With the Taliban taking over Afghanistan, thousands have been left scrambling to evacuate from Kabul airport. Over the last two weeks, there have been instances of sporadic violence in and around the capital city, with several individuals being killed or injured. While the US is working to finish evacuations by the end of this month, there are several obstacles to contend with - from the threat of terror attacks to clashes with the militants.
Even as thousands of people try to reach a dwindling number of evacuation flights, reports suggested recently that members of the international body have been beaten or abused as they make efforts to leave the country. Reuters quoted an internal UN security document to say that dozens of incidents involving UN officials and the Taliban have occurred over the month of August as the Taliban began their rise to power.
Reportedly, the Taliban had stopped an Afghan United Nations staff member as he tried to reach Kabul airport over the weekend. Having searched the vehicle and found his UN identification, they had then beaten him. In another incident on Monday, three unknown men had visited the home of a UN staff member who had been at work. While the official had been at work, the militants remained unconvinced, asking his son about his whereabouts and accused him of lying.

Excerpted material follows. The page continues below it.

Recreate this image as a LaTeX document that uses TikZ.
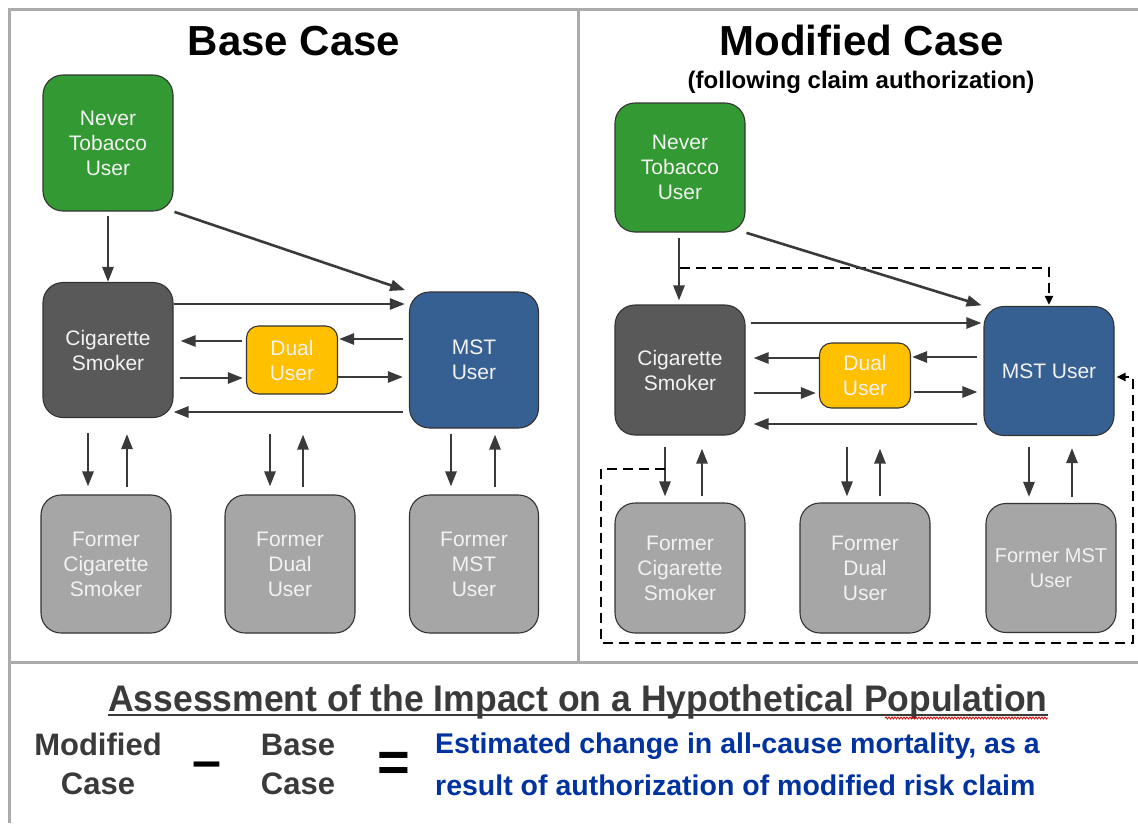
\documentclass[tikz,border=0pt]{standalone}
\usepackage{graphicx}
\usepackage{fontspec}
\setmainfont{Liberation Sans}
\usetikzlibrary{arrows.meta,decorations.pathmorphing}
\definecolor{nevergreen}{HTML}{339933}
\definecolor{smokegray}{HTML}{595959}
\definecolor{dualyellow}{HTML}{FFC000}
\definecolor{mstblue}{HTML}{376092}
\definecolor{formergray}{HTML}{A6A6A6}
\definecolor{framegray}{HTML}{ABABAB}
\definecolor{resultblue}{HTML}{0033A0}
\definecolor{inkgray}{HTML}{3A3A3A}

\begin{document}
\begin{tikzpicture}[x=1pt,y=-1pt,
	box/.style={draw=black!80,line width=1.1pt,rounded corners=20pt,align=center,inner sep=0pt,
		text=white!95!black,font=\fontsize{21}{25}\selectfont,minimum width=130pt,minimum height=134pt},
	neverbox/.style={box,fill=nevergreen},
	smokerbox/.style={box,fill=smokegray},
	dualbox/.style={box,fill=dualyellow,rounded corners=12pt,minimum width=91pt,minimum height=68pt},
	mstbox/.style={box,fill=mstblue},
	formerbox/.style={box,fill=formergray},
	flow/.style={draw=inkgray,line width=2.6pt,-{Triangle[length=15pt,width=11pt]},shorten <=4pt,shorten >=4pt},
	claim/.style={draw=black,line width=2.8pt,dash pattern=on 10pt off 6pt},
	title/.style={font=\bfseries\fontsize{42}{42}\selectfont,anchor=base},
	eqn/.style={font=\bfseries\fontsize{31}{39}\selectfont,text=inkgray,align=center,inner sep=0pt}]
\useasboundingbox (0,0) rectangle (1138,823);
\draw[framegray,line width=3pt] (1138,9) -- (9,9) -- (9,823) (578,9) -- (578,662) (9,662) -- (1138,662);

\node[title] (baseTitle) at (294,55) {Base Case};
\node[title] (modTitle) at (862,55) {Modified Case};
\node[font=\bfseries\fontsize{24}{24}\selectfont,anchor=base] (modSub) at (861,88) {(following claim authorization)};

\node[neverbox,minimum height=136pt] (neverA) at (108,143) {Never\\Tobacco\\User};
\node[smokerbox,minimum height=135pt] (smokerA) at (108,350) {Cigarette\\Smoker};
\node[dualbox] (dualA) at (292,360) {Dual\\User};
\node[mstbox,minimum width=129pt,minimum height=136pt] (mstA) at (474,360) {MST\\User};
\node[formerbox,minimum height=138pt] (fsmokerA) at (106,564) {Former\\Cigarette\\Smoker};
\node[formerbox,minimum height=138pt] (fdualA) at (290,564) {Former\\Dual\\User};
\node[formerbox,minimum width=129pt,minimum height=138pt] (fmstA) at (474,564) {Former\\MST\\User};

\draw[flow,shorten >=0pt] (neverA) -- (smokerA);
\draw[flow,shorten <=1pt] (neverA.south east) -- (mstA.north west);
\draw[flow,shorten <=0pt] (smokerA.east |- 0,304) -- (mstA.west |- 0,304);
\draw[flow,shorten <=6pt,shorten >=1pt] (mstA.west |- 0,339) -- (dualA.east |- 0,339);
\draw[flow,shorten >=7pt] (dualA.west |- 0,341) -- (smokerA.east |- 0,341);
\draw[flow,shorten <=6pt,shorten >=3pt] (smokerA.east |- 0,378) -- (dualA.west |- 0,378);
\draw[flow,shorten <=0pt,shorten >=6pt] (dualA.east |- 0,377) -- (mstA.west |- 0,377);
\draw[flow,shorten <=6pt,shorten >=0pt] (mstA.west |- 0,412) -- (smokerA.east |- 0,412);
\draw[flow,shorten <=15pt,shorten >=8pt] (88,0 |- smokerA.south) -- (88,0 |- fsmokerA.north);
\draw[flow,shorten <=7pt,shorten >=16pt] (127,0 |- fsmokerA.north) -- (127,0 |- smokerA.south);
\draw[flow,shorten <=39pt,shorten >=8pt] (270,0 |- dualA.south) -- (270,0 |- fdualA.north);
\draw[flow,shorten <=7pt,shorten >=40pt] (303,0 |- fdualA.north) -- (303,0 |- dualA.south);
\draw[flow,shorten <=5pt,shorten >=8pt] (451,0 |- mstA.south) -- (451,0 |- fmstA.north);
\draw[flow,shorten <=7pt,shorten >=6pt] (495,0 |- fmstA.north) -- (495,0 |- mstA.south);

\node[neverbox,minimum height=129pt] (neverB) at (680,167.5) {Never\\Tobacco\\User};
\node[smokerbox,minimum height=130pt] (smokerB) at (680,370) {Cigarette\\Smoker};
\node[dualbox,minimum height=65pt] (dualB) at (865,375.5) {Dual\\User};
\node[mstbox,minimum height=129pt] (mstB) at (1049,371) {MST User};
\node[formerbox,minimum height=130pt] (fsmokerB) at (680,568) {Former\\Cigarette\\Smoker};
\node[formerbox,minimum height=130pt] (fdualB) at (865,568) {Former\\Dual\\User};
\node[formerbox,minimum height=129pt,font=\fontsize{20}{25}\selectfont] (fmstB) at (1051,568) {Former MST\\User};

\draw[flow,shorten <=5pt] (neverB.south -| 679,0) -- (smokerB.north -| 679,0);
\draw[claim,-{Triangle[length=9pt,width=8pt]},shorten >=1pt] (neverB.south |- 0,268) -| (mstB.north);
\draw[flow,shorten <=1pt,shorten >=2pt] (neverB.south east) -- (mstB.north west);
\draw[flow,shorten <=5pt,shorten >=2pt] (smokerB.east |- 0,323) -- (mstB.west |- 0,323);
\draw[flow,shorten <=6pt,shorten >=1pt] (mstB.west |- 0,357) -- (dualB.east |- 0,357);
\draw[flow,shorten <=0pt,shorten >=8pt] (dualB.west |- 0,358) -- (smokerB.east |- 0,358);
\draw[flow,shorten <=8pt,shorten >=3pt] (smokerB.east |- 0,393) -- (dualB.west |- 0,393);
\draw[flow,shorten <=3pt,shorten >=6pt] (dualB.east |- 0,392) -- (mstB.west |- 0,392);
\draw[flow,shorten <=6pt,shorten >=8pt] (mstB.west |- 0,424) -- (smokerB.east |- 0,424);
\draw[flow,shorten <=11pt,shorten >=6pt] (665,0 |- smokerB.south) -- (665,0 |- fsmokerB.north);
\draw[flow,shorten <=6pt,shorten >=13pt] (702,0 |- fsmokerB.north) -- (702,0 |- smokerB.south);
\draw[flow,shorten <=38pt,shorten >=6pt] (847,0 |- dualB.south) -- (847,0 |- fdualB.north);
\draw[flow,shorten <=6pt,shorten >=40pt] (880,0 |- fdualB.north) -- (880,0 |- dualB.south);
\draw[flow,shorten <=11pt,shorten >=6pt] (1029,0 |- mstB.south) -- (1029,0 |- fmstB.north);
\draw[flow,shorten <=6pt,shorten >=12pt] (1072,0 |- fmstB.north) -- (1072,0 |- mstB.south);
\coordinate (quitB) at (665,469);
\draw[claim,-{Triangle[length=9pt,width=8pt]},shorten >=2pt] (quitB) -| (601,643) -| (1133,377) -- (mstB.east |- 0,377);

\node[font=\bfseries\fontsize{37}{37}\selectfont,text=inkgray,inner sep=0pt,anchor=base] (assess) at (578,711)
	{\scalebox{0.96}[1]{Assessment of the Impact on a Hypothetical Population}};
\draw[inkgray,line width=1.6pt] ([yshift=-4pt]assess.base west) -- ([yshift=-4pt]assess.base east);
\draw[red!85!black,line width=0.8pt,decorate,decoration={snake,amplitude=1pt,segment length=3pt}]
	([yshift=-7pt]assess.base east -| 885,0) -- ([yshift=-7pt]assess.base east);
\node[eqn] (modCase) at (98,764) {Modified\\Case};
\node[eqn] (baseCase) at (298,764) {Base\\Case};
\node[font=\bfseries\fontsize{52}{52}\selectfont] (minus) at (207,770) {–};
\node[font=\bfseries\fontsize{56}{56}\selectfont] (equals) at (394,767) {=};
\node[font=\bfseries\fontsize{28.5}{42}\selectfont,text=resultblue,align=left,inner sep=0pt,anchor=north west] (result) at (435,733)
	{Estimated change in all-cause mortality, as a\\result of authorization of modified risk claim};
\end{tikzpicture}
\end{document}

"We’re on track to complete our mission in Afghanistan by Aug 31, provided the Taliban continue to cooperate, and there are no disruptions. But let me be clear, there's no deadline on our work to help remaining US citizens and Afghan partners who decide they want to leave to do so," assured US Secretary of State, Antony Blinken on Wednesday.
This however might be easier said than done. Even as the war-torn nation grapples with such incidents, a second and far more significant threat has risen. On Thursday, multiple countries including the US and Australia issued warnings about a 'very high threat of terrorist attack' at Kabul Airport.
The threat comes from the Islamic State in Iraq and the Levant which had, among other things, executed a horrifying terror attack at a Kabul gurudwara last year. As the US forges grimly ahead with the largest airlift in the country's history, President Joe Biden said recently that he is mindful of the "increasing risks" associated with the same.
"The longer we stay, starting with the acute and growing risk of an attack by a terrorist group known as ISIS-K, an ISIS affiliate in Afghanistan which is the sworn enemy of the Taliban as well. Every day we're on the ground is another day we know that ISIS-K is seeking to target the airport and attack both U.S. and Allied forces and innocent civilians," Biden had said on Tuesday night.
Similar concerns have been echoed by other nations. Last Thursday for example, External Affairs Minister S Jaishankar had expressed India's concerns on how the ISIL (Daesh) continues to pose a critical threat to international peace and security and its affiliates are growing in strength.
"In our own immediate neighbourhood, ISIL-Khorasan (ISIL-K) has become more energetic and is constantly seeking to expand its footprint," he had added during his UNSC address.